Tanya Gold Tanya Gold

A menu for the emmets

The locals are accepting of madness. It is August, so they have to be

Tate St Ives is a pale 1980s block, with a fat rounded porte cochère and sea-stained walls. It is the kind of house Iron Man would build if he lived in New Malden, but St Ives has always welcomed money. It is an oddity in the land of cows, pilchards and tin, beloved of retirees, surfers and urban survivalists. You can, for instance, buy a £100 rucksack at a shop called the Common Wanderer, which also sells the book Wildside: The Enchanted Life of Hunters and Gatherers.
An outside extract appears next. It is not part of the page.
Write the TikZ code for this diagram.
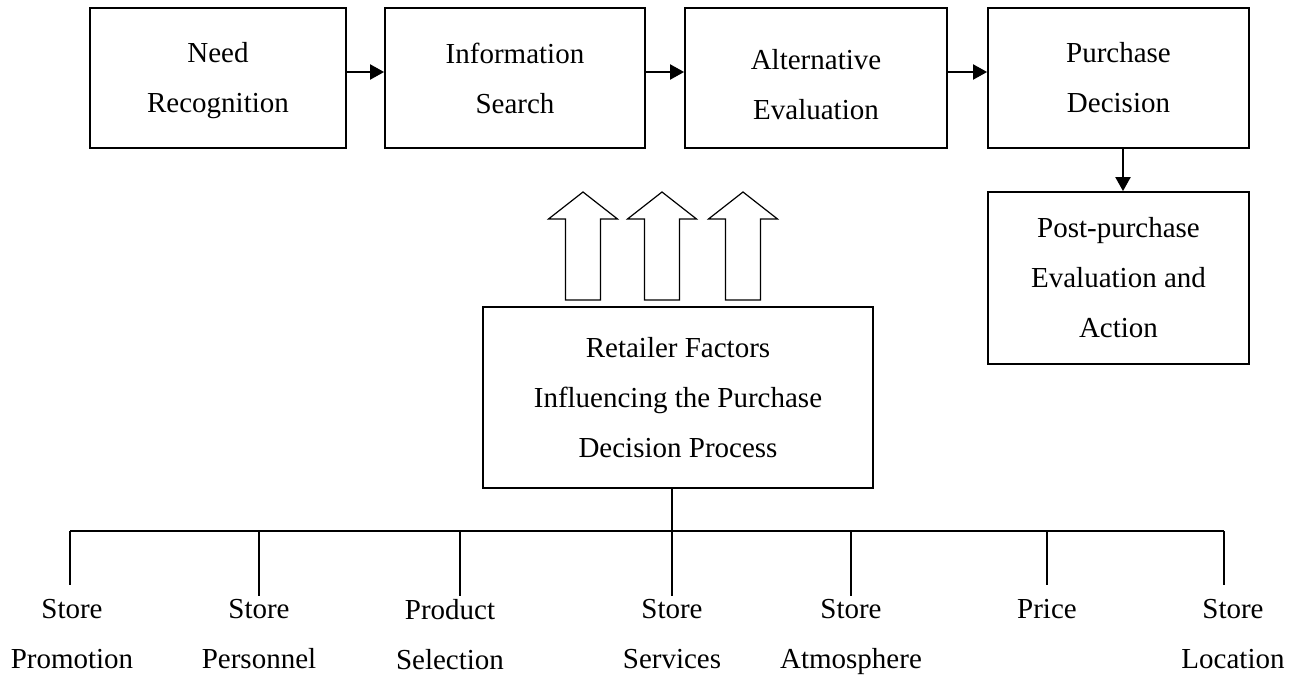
\documentclass[tikz,border=0pt]{standalone}
\usepackage{fontspec}
\setmainfont{Liberation Serif}
\usetikzlibrary{arrows.meta,positioning}

\tikzset{
  stage/.style={draw,line width=0.9pt,minimum width=130pt,minimum height=70pt,align=center,inner sep=0pt},
  factor/.style={align=center,inner sep=0pt,anchor=north},
  flow/.style={line width=1pt,-{Triangle[length=7pt,width=7.5pt]}},
  tree/.style={line width=0.75pt},
  hollow/.style={line width=0.6pt,line join=miter},
}

\begin{document}
\begin{tikzpicture}[x=0.5pt,y=-0.5pt,font=\fontsize{14.5}{25}\selectfont]
  \useasboundingbox (0,0) rectangle (1302,675);
  % decision stages
  \node[stage,minimum width=128pt] (need) at (218,78) {\rule{0pt}{12.9pt}Need\\Recognition};
  \node[stage] (info) at (515,78) {Information\\Search};
  \node[stage,minimum width=131pt] (alt) at (816,78) {\rule{0pt}{17pt}Alternative\\Evaluation};
  \node[stage,minimum width=130.5pt] (buy) at (1118.5,78) {Purchase\\Decision};
  \node[stage,minimum width=130.5pt,minimum height=86pt] (post) at (1118.5,278) {Post-purchase\\Evaluation and\\Action};
  \node[stage,minimum width=195pt,minimum height=90.5pt] (retail) at (678,397.5) {Retailer Factors\\Influencing the Purchase\\Decision Process};
  \draw[flow] ([yshift=3pt]need.east) -- ([yshift=3pt]info.west);
  \draw[flow] ([yshift=3pt]info.east) -- ([yshift=3pt]alt.west);
  \draw[flow] ([yshift=3pt]alt.east) -- ([yshift=3pt]buy.west);
  \draw[flow] ([xshift=2.25pt]buy.south) -- ([xshift=2.25pt]post.north);
  % block arrows above the retailer box
  \foreach \ax in {583,662,743}
    \draw[hollow] (\ax-17.5,300) -- ++(0,-81) -- ++(-17,0) -- (\ax,192) -- (\ax+34.5,219) -- ++(-17,0) -- (\ax+17.5,300) -- cycle;
  % retailer factors
  \node[factor] (prom) at (72,599) {Store\\Promotion};
  \node[factor] (pers) at (259,599) {Store\\Personnel};
  \node[factor] (prod) at (450,599) {Product\\Selection};
  \node[factor] (serv) at (672,599) {Store\\Services};
  \node[factor] (atmo) at (851,599) {Store\\Atmosphere};
  \node[factor] (price) at (1047,599) {Price};
  \node[factor] (loc) at (1233,599) {Store\\Location};
  \coordinate (bus) at (0,531);
  \draw[tree] (retail.south -| serv.north) -- ([yshift=1.5pt]serv.north);
  \draw[tree] ([xshift=-1pt]prom.north |- bus) -- ([xshift=-4.5pt]loc.north |- bus);
  \draw[tree] ([xshift=-1pt]prom.north |- bus) -- ([xshift=-1pt,yshift=7pt]prom.north);
  \draw[tree] (pers.north |- bus) -- ([yshift=1.5pt]pers.north);
  \draw[tree] ([xshift=5pt]prod.north |- bus) -- ([xshift=5pt,yshift=1.5pt]prod.north);
  \draw[tree] (atmo.north |- bus) -- ([yshift=1.5pt]atmo.north);
  \draw[tree] (price.north |- bus) -- ([yshift=7pt]price.north);
  \draw[tree] ([xshift=-4.5pt]loc.north |- bus) -- ([xshift=-4.5pt,yshift=7pt]loc.north);
\end{tikzpicture}
\end{document}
I suspect this enchantment is news to the Cornish, and always has been. St Ives is a place of tribes then, with at least three different villages sitting above the beach where surfers frolic. Then there is the art gallery.

It is very self-consciously an artistic ‘hub’. I appreciate bad art, because good art might come later if you are patient enough. Even so, I avoid the gallery; it makes me long for Mark Gertler’s ‘Merry-Go-Round’, which hangs in what should be called the Tate Gallery, but is instead called Tate Britain. There is a bright, white café on the fourth floor. It is a gallery café with no native atmosphere to impede the art which is in this case a series of ceramic Cornish pasty paintings by Simon Bayliss, including something called ‘Untitled (metaphysical pasty)’. ‘The idea to crimp the edges of his ceramics like a Cornish pasty came to Bayliss “as an epiphany” reflecting the artist’s playful engagement with the context in which he lives and works’ is his excuse, in prose. I think this means the idea came to him when he was eating a Cornish pasty, and there is nothing wrong with that, except that an artwork explaining a Cornish pasty cannot be more useful or interesting than a Cornish pasty.

‘Citizen of Nowhere’ says one pasty, sadly; and Bayliss grew up in Devon, it is true.